8. What does this mean? The Torah portrays the land as a subject with rights and interests that take priority over our needs. Especially in the flood story and the laws of Jubilee and sabbatical years (Lev. 25)—and in the consequences that are supposed to befall the people if they do not observe these laws (Lev. 26)—the Torah teaches that God will take the side of the land against the people if forced to. The land will “enjoy her Sabbaths” (Lev. 26:34,43) – even if that means the people are exiled or wiped out. From the divine perspective, the land can sue for justice. What has intrinsic value is not humanity but justice, which is humanity’s potential. See:

9. The Torah outlines six curses for not observing the sabbatical year that describe an unraveling relationship between people and land. Two curses involve children being eaten – by wild animals (v.22), then by their parents (v.29). That image is repeated in Eikhah (2:20, 4:10), and it is the main connection between Eikhah and Leviticus.

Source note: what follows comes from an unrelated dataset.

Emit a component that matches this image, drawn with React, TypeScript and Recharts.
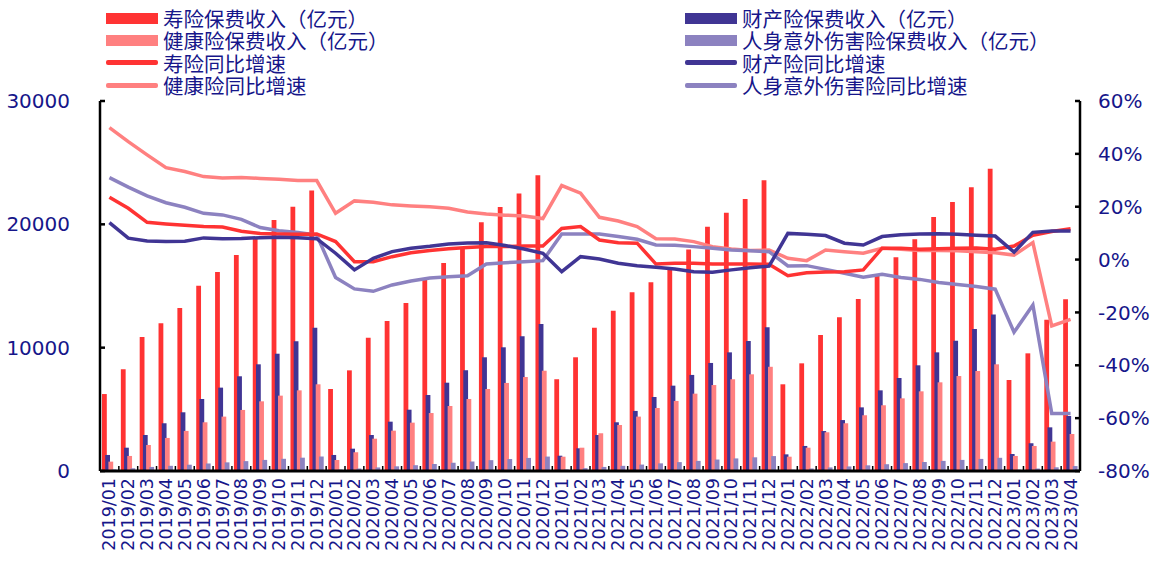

The final curse in Leviticus is that “you will be lost in the nations and the land of your enemies will eat you” (v.38). The last curse does not sound like the worst. But if the land eats us, this represents a complete reversal of the right relationship between the people and the land.

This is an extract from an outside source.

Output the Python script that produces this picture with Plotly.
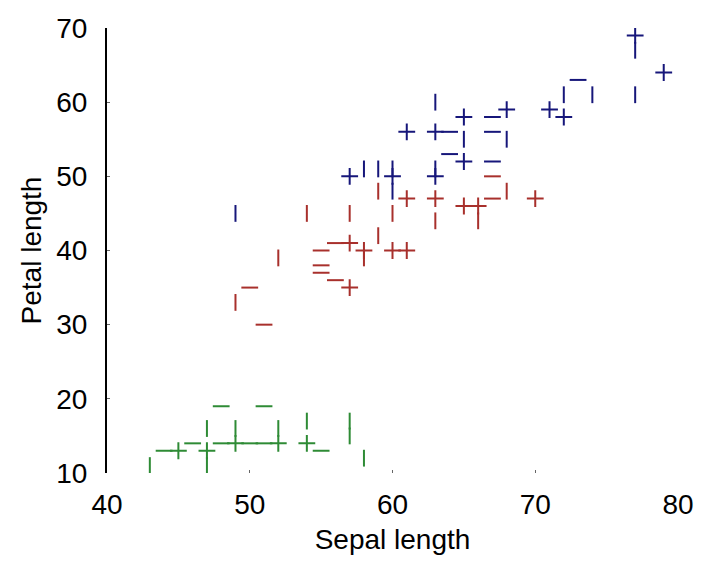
import plotly.graph_objects as go

# Sepal length (x) vs petal length (y), in mm
setosa_x = [43, 44, 45, 46, 47, 47, 47, 48, 48, 49, 49, 50, 51, 51, 52, 52, 54, 54, 55, 57, 57, 58]
setosa_y = [11, 13, 13, 14, 16, 13, 11, 19, 14, 14, 16, 14, 14, 19, 14, 16, 14, 17, 13, 15, 17, 12]
setosa_mk = ["|", "-", "+", "-", "|", "+", "|", "-", "-", "+", "|", "-", "-", "-", "+", "|", "+", "|", "-", "|", "|", "|"]

versicolor_x = [49, 50, 51, 52, 54, 55, 55, 55, 56, 57, 56, 57, 58, 58, 57, 59, 60, 61, 60, 59, 61, 63, 63, 65, 66, 66, 67, 67, 68, 70]
versicolor_y = [33, 35, 30, 39, 45, 40, 38, 37, 36, 35, 41, 41, 40, 39, 45, 42, 40, 40, 45, 48, 47, 47, 44, 46, 46, 44, 47, 50, 48, 47]
versicolor_mk = ["|", "-", "-", "|", "|", "-", "-", "-", "-", "+", "-", "+", "+", "|", "|", "|", "+", "+", "|", "|", "+", "+", "|", "+", "+", "|", "-", "-", "|", "+"]

virginica_x = [49, 57, 58, 59, 60, 60, 60, 61, 63, 64, 63, 63, 63, 64, 65, 65, 65, 67, 67, 67, 68, 68, 71, 72, 72, 73, 74, 77, 77, 77, 79]
virginica_y = [45, 50, 51, 51, 51, 50, 48, 56, 56, 56, 60, 50, 51, 53, 52, 55, 58, 58, 56, 52, 59, 55, 59, 58, 61, 63, 61, 69, 67, 61, 64]
virginica_mk = ["|", "+", "|", "|", "|", "+", "|", "+", "+", "-", "|", "+", "|", "-", "+", "|", "+", "-", "-", "-", "+", "|", "+", "+", "|", "-", "|", "+", "|", "|", "+"]

x_ticks = [40, 50, 60, 70, 80]
y_ticks = [10, 20, 30, 40, 50, 60, 70]

SYM = {"+": "cross-thin", "|": "line-ns", "-": "line-ew"}

fig = go.Figure()
for xs, ys, mk, col in [
    (setosa_x, setosa_y, setosa_mk, "#2e8b35"),
    (versicolor_x, versicolor_y, versicolor_mk, "#a8302c"),
    (virginica_x, virginica_y, virginica_mk, "#16167a"),
]:
    fig.add_trace(go.Scatter(
        x=xs, y=ys, mode="markers", showlegend=False,
        marker=dict(symbol=[SYM[m] for m in mk], size=12,
                    color=col, line=dict(color=col, width=2)),
    ))

font = dict(family="Liberation Sans, Arial, sans-serif", color="black")
fig.update_layout(
    width=705, height=561,
    margin=dict(l=107, r=27, t=28, b=88),
    plot_bgcolor="white", paper_bgcolor="white",
    font=font,
    xaxis=dict(range=[40, 80], tickvals=x_ticks, showgrid=False, zeroline=False,
               showline=False, ticks="inside", ticklen=3, tickcolor="#666",
               tickfont=dict(size=28), ticklabelstandoff=12,
               title=dict(text="Sepal length", font=dict(size=28), standoff=10)),
    yaxis=dict(range=[10, 70], tickvals=y_ticks, showgrid=False, zeroline=False,
               showline=True, linecolor="black", linewidth=2,
               ticks="inside", ticklen=3, tickcolor="#666",
               tickfont=dict(size=28), ticklabelstandoff=12,
               title=dict(text="Petal length", font=dict(size=28), standoff=6)),
)
fig.write_html("out.html")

10. In ancient times, people believed that the Temple existed to promote fertility and abundance. Temple rituals were performed for the sake of the land and for all life, not just for the Jews or even for all humanity. The Temple’s purpose had already been destroyed by the way people treated the land.

11. The idea that destruction came because of how the Jewish people treated the land is not found in Eikhah, where identification of the land with the people is total. Instead, Jerusalem’s downfall results from the moral downfall in relationships between human beings. In Jeremiah too, the fate of Jerusalem is sealed only after the rich, who briefly set their slaves free, re-enslave them when it looks like the danger has passed. (Jer. 34) How we treat the stranger, the poor, the refugee, is what determines if we have the right to be in the land.

12. Creation is compared to a sacred Temple (Tanchuma Pekudei, P’ri Eitz Hadar). In an age when our ecological “sins” are coming home to roost, the connection between natural disaster and divine retribution is not farfetched. However, when the Jerusalem Temple was destroyed, there were other lands to flee to. If we destroy the Temple that is this Earth, there will be no place to flee. (Cantor Richard Kaplan’s Kinah L’churban Gan Eden, on, can help you focus on this theme.)

13. We can expect more wars over resources, as well as people fleeing areas that have flooded or become deserts, as climate change puts more pressure on our ecosystems and our social systems. We need all the spiritual resources we can muster to stay open to the humanity of the refugee and the stranger while also taking care of each other. Eikhah is an invitation to move towards justice for all people, for all species, and for the land herself.